>> START

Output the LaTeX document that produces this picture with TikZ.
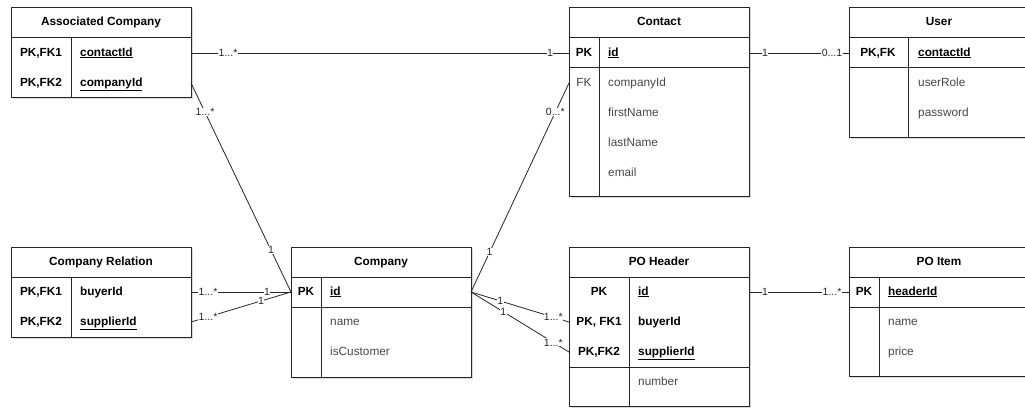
\documentclass[tikz,border=0pt]{standalone}
\usepackage{fontspec}
\setmainfont{Liberation Sans}
\usetikzlibrary{shadows}
\tikzset{
  tbl/.style={draw=black!85, line width=0.9pt, fill=white, anchor=north west, minimum width=180pt, inner sep=0pt,
    drop shadow={shadow xshift=2pt, shadow yshift=-2pt, opacity=0.25, fill=black!60}},
  sep/.style={draw=black!85, line width=0.9pt},
  txt/.style={inner sep=0pt, text height=8.5pt, text depth=2.4pt, font=\fontsize{11.8}{14}\selectfont},
  hdr/.style={txt, font=\bfseries\fontsize{11.8}{14}\selectfont},
  keycol/.style={txt, font=\bfseries\fontsize{11.8}{14}\selectfont},
  fkcol/.style={txt, text=black!75},
  keyfld/.style={txt, anchor=west, font=\bfseries\fontsize{11.8}{14}\selectfont},
  fld/.style={txt, anchor=west, text=black!72},
  rel/.style={draw=black!85, line width=0.8pt},
  lbl/.style={fill=white, inner sep=0.3pt, font=\fontsize{10.5}{11}\selectfont, text=black!85},
}
\begin{document}
\begin{tikzpicture}[x=1pt, y=-1pt]
\clip (0,0) rectangle (1025,407);
\fill[white] (0,0) rectangle (1025,407);

% ---------- Associated Company ----------
\node[tbl, minimum height=90pt] (ac) at (11,7) {};
\draw[sep] (11,37) -- (191,37);
\draw[sep] (71,37) -- (71,97);
\node[hdr] (ach) at (101,22) {Associated Company};
\node[keycol] (ack1) at (41,53) {PK,FK1};
\node[keyfld] (acf1) at (80,53) {\underline{contactId}};
\node[keycol] (ack2) at (41,83) {PK,FK2};
\node[keyfld] (acf2) at (80,83) {\underline{companyId}};
\coordinate (ac-contact) at (191,53);
\coordinate (ac-company) at (191,83);

% ---------- Contact ----------
\node[tbl, minimum height=189pt] (ct) at (569,7) {};
\draw[sep] (569,37) -- (749,37);
\draw[sep] (569,67) -- (749,67);
\draw[sep] (599,37) -- (599,196);
\node[hdr] (cth) at (659,22) {Contact};
\node[keycol] (ctk1) at (584,53) {PK};
\node[keyfld] (ctf1) at (608,53) {\underline{id}};
\node[fkcol] (ctk2) at (584,83) {FK};
\node[fld] (ctf2) at (608,83) {companyId};
\node[fld] (ctf3) at (608,113) {firstName};
\node[fld] (ctf4) at (608,143) {lastName};
\node[fld] (ctf5) at (608,173) {email};
\coordinate (ct-id-w) at (569,53);
\coordinate (ct-id-e) at (749,53);
\coordinate (ct-company) at (569,83);

% ---------- User ----------
\node[tbl, minimum height=130pt] (us) at (849,7) {};
\draw[sep] (849,37) -- (1029,37);
\draw[sep] (849,67) -- (1029,67);
\draw[sep] (908,37) -- (908,137);
\node[hdr] (ush) at (939,22) {User};
\node[keycol] (usk1) at (878,53) {PK,FK};
\node[keyfld] (usf1) at (918,53) {\underline{contactId}};
\node[fld] (usf2) at (918,83) {userRole};
\node[fld] (usf3) at (918,113) {password};
\coordinate (us-contact) at (849,53);

% ---------- Company Relation ----------
\node[tbl, minimum height=90pt] (cr) at (11,247) {};
\draw[sep] (11,277) -- (191,277);
\draw[sep] (71,277) -- (71,337);
\node[hdr] (crh) at (101,262) {Company Relation};
\node[keycol] (crk1) at (41,292) {PK,FK1};
\node[keyfld] (crf1) at (80,292) {buyerId};
\node[keycol] (crk2) at (41,322) {PK,FK2};
\node[keyfld] (crf2) at (80,322) {\underline{supplierId}};
\coordinate (cr-buyer) at (191,292);
\coordinate (cr-supplier) at (191,322);

% ---------- Company ----------
\node[tbl, minimum height=130pt] (co) at (291,247) {};
\draw[sep] (291,277) -- (471,277);
\draw[sep] (291,307) -- (471,307);
\draw[sep] (321,277) -- (321,377);
\node[hdr] (coh) at (381,262) {Company};
\node[keycol] (cok1) at (306,292) {PK};
\node[keyfld] (cof1) at (330,292) {\underline{id}};
\node[fld] (cof2) at (330,322) {name};
\node[fld] (cof3) at (330,352) {isCustomer};
\coordinate (co-id-w) at (291,292);
\coordinate (co-id-e) at (471,292);

% ---------- PO Header ----------
\node[tbl, minimum height=159pt] (ph) at (569,247) {};
\draw[sep] (569,277) -- (749,277);
\draw[sep] (569,367) -- (749,367);
\draw[sep] (629,277) -- (629,406);
\node[hdr] (phh) at (659,262) {PO Header};
\node[keycol] (phk1) at (599,292) {PK};
\node[keyfld] (phf1) at (638,292) {\underline{id}};
\node[keycol] (phk2) at (599,322) {PK, FK1};
\node[keyfld] (phf2) at (638,322) {buyerId};
\node[keycol] (phk3) at (599,352) {PK,FK2};
\node[keyfld] (phf3) at (638,352) {\underline{supplierId}};
\node[fld] (phf4) at (638,382) {number};
\coordinate (ph-id) at (749,292);
\coordinate (ph-buyer) at (569,322);
\coordinate (ph-supplier) at (569,352);

% ---------- PO Item ----------
\node[tbl, minimum height=129pt] (pi) at (849,247) {};
\draw[sep] (849,277) -- (1029,277);
\draw[sep] (849,307) -- (1029,307);
\draw[sep] (879,277) -- (879,376);
\node[hdr] (pih) at (939,262) {PO Item};
\node[keycol] (pik1) at (864,292) {PK};
\node[keyfld] (pif1) at (888,292) {\underline{headerId}};
\node[fld] (pif2) at (888,322) {name};
\node[fld] (pif3) at (888,352) {price};
\coordinate (pi-header) at (849,292);

% ---------- Relationships ----------
\draw[rel] (ac-contact) -- node[lbl, pos=0.098] (l1a) {1...*} node[lbl, pos=0.95] (l1b) {1} (ct-id-w);
\draw[rel] (ac-company) -- node[lbl, pos=0.14] (l2a) {1...*} node[lbl, pos=0.8] (l2b) {1} (co-id-w);
\draw[rel] (ct-company) -- node[lbl, pos=0.14] (l3a) {0...*} node[lbl, pos=0.81] (l3b) {1} (co-id-e);
\draw[rel] (ct-id-e) -- node[lbl, pos=0.16] (l4a) {1} node[lbl, pos=0.83] (l4b) {0...1} (us-contact);
\draw[rel] (cr-buyer) -- node[lbl, pos=0.17] (l5a) {1...*} node[lbl, pos=0.76] (l5b) {1} (co-id-w);
\draw[rel] (cr-supplier) -- node[lbl, pos=0.17] (l6a) {1...*} node[lbl, pos=0.7] (l6b) {1} (co-id-w);
\draw[rel] (co-id-e) -- node[lbl, pos=0.3] (l7a) {1} node[lbl, pos=0.84] (l7b) {1...*} (ph-buyer);
\draw[rel] (co-id-e) -- node[lbl, pos=0.33] (l8a) {1} node[lbl, pos=0.84] (l8b) {1...*} (ph-supplier);
\draw[rel] (ph-id) -- node[lbl, pos=0.16] (l9a) {1} node[lbl, pos=0.83] (l9b) {1...*} (pi-header);
\end{tikzpicture}
\end{document}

>> END

DESCRIPTION OF THE TASK:
Repeat all the data as it stands, dropping any images it holds.

TASK RESULT:
Output the LaTeX document that produces this picture with TikZ.
\documentclass[tikz,border=0pt]{standalone}
\usepackage{fontspec}
\setmainfont{Liberation Sans}
\usetikzlibrary{shadows}
\tikzset{
  tbl/.style={draw=black!85, line width=0.9pt, fill=white, anchor=north west, minimum width=180pt, inner sep=0pt,
    drop shadow={shadow xshift=2pt, shadow yshift=-2pt, opacity=0.25, fill=black!60}},
  sep/.style={draw=black!85, line width=0.9pt},
  txt/.style={inner sep=0pt, text height=8.5pt, text depth=2.4pt, font=\fontsize{11.8}{14}\selectfont},
  hdr/.style={txt, font=\bfseries\fontsize{11.8}{14}\selectfont},
  keycol/.style={txt, font=\bfseries\fontsize{11.8}{14}\selectfont},
  fkcol/.style={txt, text=black!75},
  keyfld/.style={txt, anchor=west, font=\bfseries\fontsize{11.8}{14}\selectfont},
  fld/.style={txt, anchor=west, text=black!72},
  rel/.style={draw=black!85, line width=0.8pt},
  lbl/.style={fill=white, inner sep=0.3pt, font=\fontsize{10.5}{11}\selectfont, text=black!85},
}
\begin{document}
\begin{tikzpicture}[x=1pt, y=-1pt]
\clip (0,0) rectangle (1025,407);
\fill[white] (0,0) rectangle (1025,407);

% ---------- Associated Company ----------
\node[tbl, minimum height=90pt] (ac) at (11,7) {};
\draw[sep] (11,37) -- (191,37);
\draw[sep] (71,37) -- (71,97);
\node[hdr] (ach) at (101,22) {Associated Company};
\node[keycol] (ack1) at (41,53) {PK,FK1};
\node[keyfld] (acf1) at (80,53) {\underline{contactId}};
\node[keycol] (ack2) at (41,83) {PK,FK2};
\node[keyfld] (acf2) at (80,83) {\underline{companyId}};
\coordinate (ac-contact) at (191,53);
\coordinate (ac-company) at (191,83);

% ---------- Contact ----------
\node[tbl, minimum height=189pt] (ct) at (569,7) {};
\draw[sep] (569,37) -- (749,37);
\draw[sep] (569,67) -- (749,67);
\draw[sep] (599,37) -- (599,196);
\node[hdr] (cth) at (659,22) {Contact};
\node[keycol] (ctk1) at (584,53) {PK};
\node[keyfld] (ctf1) at (608,53) {\underline{id}};
\node[fkcol] (ctk2) at (584,83) {FK};
\node[fld] (ctf2) at (608,83) {companyId};
\node[fld] (ctf3) at (608,113) {firstName};
\node[fld] (ctf4) at (608,143) {lastName};
\node[fld] (ctf5) at (608,173) {email};
\coordinate (ct-id-w) at (569,53);
\coordinate (ct-id-e) at (749,53);
\coordinate (ct-company) at (569,83);

% ---------- User ----------
\node[tbl, minimum height=130pt] (us) at (849,7) {};
\draw[sep] (849,37) -- (1029,37);
\draw[sep] (849,67) -- (1029,67);
\draw[sep] (908,37) -- (908,137);
\node[hdr] (ush) at (939,22) {User};
\node[keycol] (usk1) at (878,53) {PK,FK};
\node[keyfld] (usf1) at (918,53) {\underline{contactId}};
\node[fld] (usf2) at (918,83) {userRole};
\node[fld] (usf3) at (918,113) {password};
\coordinate (us-contact) at (849,53);

% ---------- Company Relation ----------
\node[tbl, minimum height=90pt] (cr) at (11,247) {};
\draw[sep] (11,277) -- (191,277);
\draw[sep] (71,277) -- (71,337);
\node[hdr] (crh) at (101,262) {Company Relation};
\node[keycol] (crk1) at (41,292) {PK,FK1};
\node[keyfld] (crf1) at (80,292) {buyerId};
\node[keycol] (crk2) at (41,322) {PK,FK2};
\node[keyfld] (crf2) at (80,322) {\underline{supplierId}};
\coordinate (cr-buyer) at (191,292);
\coordinate (cr-supplier) at (191,322);

% ---------- Company ----------
\node[tbl, minimum height=130pt] (co) at (291,247) {};
\draw[sep] (291,277) -- (471,277);
\draw[sep] (291,307) -- (471,307);
\draw[sep] (321,277) -- (321,377);
\node[hdr] (coh) at (381,262) {Company};
\node[keycol] (cok1) at (306,292) {PK};
\node[keyfld] (cof1) at (330,292) {\underline{id}};
\node[fld] (cof2) at (330,322) {name};
\node[fld] (cof3) at (330,352) {isCustomer};
\coordinate (co-id-w) at (291,292);
\coordinate (co-id-e) at (471,292);

% ---------- PO Header ----------
\node[tbl, minimum height=159pt] (ph) at (569,247) {};
\draw[sep] (569,277) -- (749,277);
\draw[sep] (569,367) -- (749,367);
\draw[sep] (629,277) -- (629,406);
\node[hdr] (phh) at (659,262) {PO Header};
\node[keycol] (phk1) at (599,292) {PK};
\node[keyfld] (phf1) at (638,292) {\underline{id}};
\node[keycol] (phk2) at (599,322) {PK, FK1};
\node[keyfld] (phf2) at (638,322) {buyerId};
\node[keycol] (phk3) at (599,352) {PK,FK2};
\node[keyfld] (phf3) at (638,352) {\underline{supplierId}};
\node[fld] (phf4) at (638,382) {number};
\coordinate (ph-id) at (749,292);
\coordinate (ph-buyer) at (569,322);
\coordinate (ph-supplier) at (569,352);

% ---------- PO Item ----------
\node[tbl, minimum height=129pt] (pi) at (849,247) {};
\draw[sep] (849,277) -- (1029,277);
\draw[sep] (849,307) -- (1029,307);
\draw[sep] (879,277) -- (879,376);
\node[hdr] (pih) at (939,262) {PO Item};
\node[keycol] (pik1) at (864,292) {PK};
\node[keyfld] (pif1) at (888,292) {\underline{headerId}};
\node[fld] (pif2) at (888,322) {name};
\node[fld] (pif3) at (888,352) {price};
\coordinate (pi-header) at (849,292);

% ---------- Relationships ----------
\draw[rel] (ac-contact) -- node[lbl, pos=0.098] (l1a) {1...*} node[lbl, pos=0.95] (l1b) {1} (ct-id-w);
\draw[rel] (ac-company) -- node[lbl, pos=0.14] (l2a) {1...*} node[lbl, pos=0.8] (l2b) {1} (co-id-w);
\draw[rel] (ct-company) -- node[lbl, pos=0.14] (l3a) {0...*} node[lbl, pos=0.81] (l3b) {1} (co-id-e);
\draw[rel] (ct-id-e) -- node[lbl, pos=0.16] (l4a) {1} node[lbl, pos=0.83] (l4b) {0...1} (us-contact);
\draw[rel] (cr-buyer) -- node[lbl, pos=0.17] (l5a) {1...*} node[lbl, pos=0.76] (l5b) {1} (co-id-w);
\draw[rel] (cr-supplier) -- node[lbl, pos=0.17] (l6a) {1...*} node[lbl, pos=0.7] (l6b) {1} (co-id-w);
\draw[rel] (co-id-e) -- node[lbl, pos=0.3] (l7a) {1} node[lbl, pos=0.84] (l7b) {1...*} (ph-buyer);
\draw[rel] (co-id-e) -- node[lbl, pos=0.33] (l8a) {1} node[lbl, pos=0.84] (l8b) {1...*} (ph-supplier);
\draw[rel] (ph-id) -- node[lbl, pos=0.16] (l9a) {1} node[lbl, pos=0.83] (l9b) {1...*} (pi-header);
\end{tikzpicture}
\end{document}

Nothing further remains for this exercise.